CHALLENGE
A disseqt AI partner was tasked with testing an enterprise AI application used for internal decision-making workflows. As organisations rely more on AI-powered processes, the bar for reliability, accuracy, and consistency is exceptionally high.
The core challenges were:
Lack of structured test coverage — Without diverse, representative test scenarios, gaps in AI behaviour go undetected until they reach end users.
No standardised evaluation metrics — Testing was inconsistent, with no clear framework to measure answer relevancy, factual consistency, or response quality.

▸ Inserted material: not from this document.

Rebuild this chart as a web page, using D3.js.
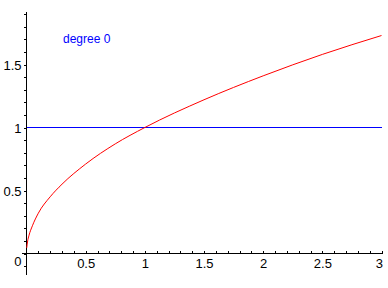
<!DOCTYPE html>
<html>
<head>
<meta charset="utf-8">
<script src="https://cdn.jsdelivr.net/npm/d3@7"></script>
<style>
  body { margin: 0; background: #fff; }
  text { font-family: "Liberation Sans", Arial, sans-serif; }
</style>
</head>
<body>
<div id="chart"></div>
<script>
// values
const curveX = [0.002, 0.01, 0.02, 0.05, 0.1, 0.2, 0.3, 0.5, 0.75, 1, 1.5, 2, 2.5, 3];
const curveY = [0.045, 0.1, 0.14, 0.22, 0.32, 0.45, 0.55, 0.71, 0.87, 1, 1.22, 1.41, 1.58, 1.73];
const constLine = [1, 1];          // degree 0 approximation
const constX = [0, 3];
const xLabels = [0.5, 1, 1.5, 2, 2.5, 3];
const yLabels = [0, 0.5, 1, 1.5];
const xMinor = d3.range(1, 31).map(d => d / 10);
const yMinor = d3.range(-1, 20).map(d => d / 10);

const width = 388;
const height = 288;

const svg = d3.select("#chart")
    .append("svg")
    .attr("width", width)
    .attr("height", height);

const x = d3.scaleLinear().domain([0, 3]).range([26.5, 381.5]);
const y = d3.scaleLinear().domain([0, 1]).range([253.5, 127.5]);

// x axis: ticks pointing up, labels below
const xAxis = svg.append("g")
    .attr("transform", `translate(0,${y(0)})`)
    .attr("shape-rendering", "crispEdges")
    .call(d3.axisTop(x).tickValues(xMinor).tickSize(3).tickSizeOuter(0).tickFormat(""));
xAxis.select(".domain").attr("d", `M${x(-0.04)},0H${x(3)}`);

svg.append("g")
    .attr("transform", `translate(0,${y(0) + 5})`)
    .call(d3.axisBottom(x).tickValues(xLabels).tickSize(0).tickFormat(d3.format("")))
    .call(g => g.select(".domain").remove())
    .call(g => g.selectAll("text")
        .attr("font-size", 13)
        .attr("font-family", "Liberation Sans, Arial, sans-serif")
        .attr("dy", "0.71em")
        .attr("y", 0)
        .attr("text-anchor", d => d === 3 ? "end" : "middle")
        .attr("dx", d => d === 3 ? 1 : 0));

// y axis: ticks pointing left
const yAxis = svg.append("g")
    .attr("transform", `translate(${x(0)},0)`)
    .attr("shape-rendering", "crispEdges")
    .call(d3.axisLeft(y).tickValues(yMinor).tickSize(3).tickSizeOuter(0).tickFormat(""));
yAxis.select(".domain").attr("d", `M0,${y(-0.17)}V${y(1.917)}`);

svg.append("g")
    .attr("transform", `translate(${x(0) - 5},0)`)
    .call(d3.axisLeft(y).tickValues(yLabels).tickSize(0).tickFormat(d3.format("")))
    .call(g => g.select(".domain").remove())
    .call(g => g.selectAll("text")
        .attr("font-size", 13)
        .attr("font-family", "Liberation Sans, Arial, sans-serif")
        .attr("x", 0)
        .attr("dy", d => d === 0 ? "0.95em" : "0.35em"));

svg.selectAll(".tick line").attr("stroke", "#000");
svg.selectAll(".domain").attr("stroke", "#000");

// degree 0 line
svg.append("path")
    .datum(constX.map((d, i) => [d, constLine[i]]))
    .attr("fill", "none")
    .attr("stroke", "#0000ff")
    .attr("stroke-width", 1)
    .attr("shape-rendering", "crispEdges")
    .attr("d", d3.line().x(d => x(d[0])).y(d => y(d[1])));

// sqrt curve
svg.append("path")
    .datum(curveX.map((d, i) => [d, curveY[i]]))
    .attr("fill", "none")
    .attr("stroke", "#ff0000")
    .attr("stroke-width", 1)
    .attr("d", d3.line().curve(d3.curveMonotoneX).x(d => x(d[0])).y(d => y(d[1])));

svg.append("text")
    .attr("x", 63)
    .attr("y", 43)
    .attr("fill", "#0000ff")
    .attr("font-size", 12)
    .text("degree 0");
</script>
</body>
</html>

Enterprise readiness at risk — Without a repeatable QA process, scaling the AI solution confidently across the organisation was not feasible.
PROCESS
01
Prompt pack creation
Diverse and representative test scenarios are generated to cover the full range of real-world inputs the application is likely to encounter, ensuring no critical edge cases are missed.
02
Metric-based evaluation
Each AI response is evaluated against a defined set of quality metrics including answer relevancy, factual consistency, and response quality, providing an objective, repeatable measure of model performance.
03
Results review and sign-off
Evaluation results are reviewed to identify failure patterns, surface improvement areas, and confirm the AI model meets enterprise-grade standards before deployment or scaling.
OUTCOMES
85%+ Accuracy Achieved
Model accuracy improved beyond 85%, meeting the threshold required for enterprise deployment.
Significant Time Savings
Structured testing pipelines reduced the time spent on manual QA and review cycles.
Lower Operational costs
Automation of the evaluation process reduced the overhead associated with AI testing and validation.
Scalable Enterprise-ready AI
A repeatable framework now supports confident rollout of AI solutions across the organisation.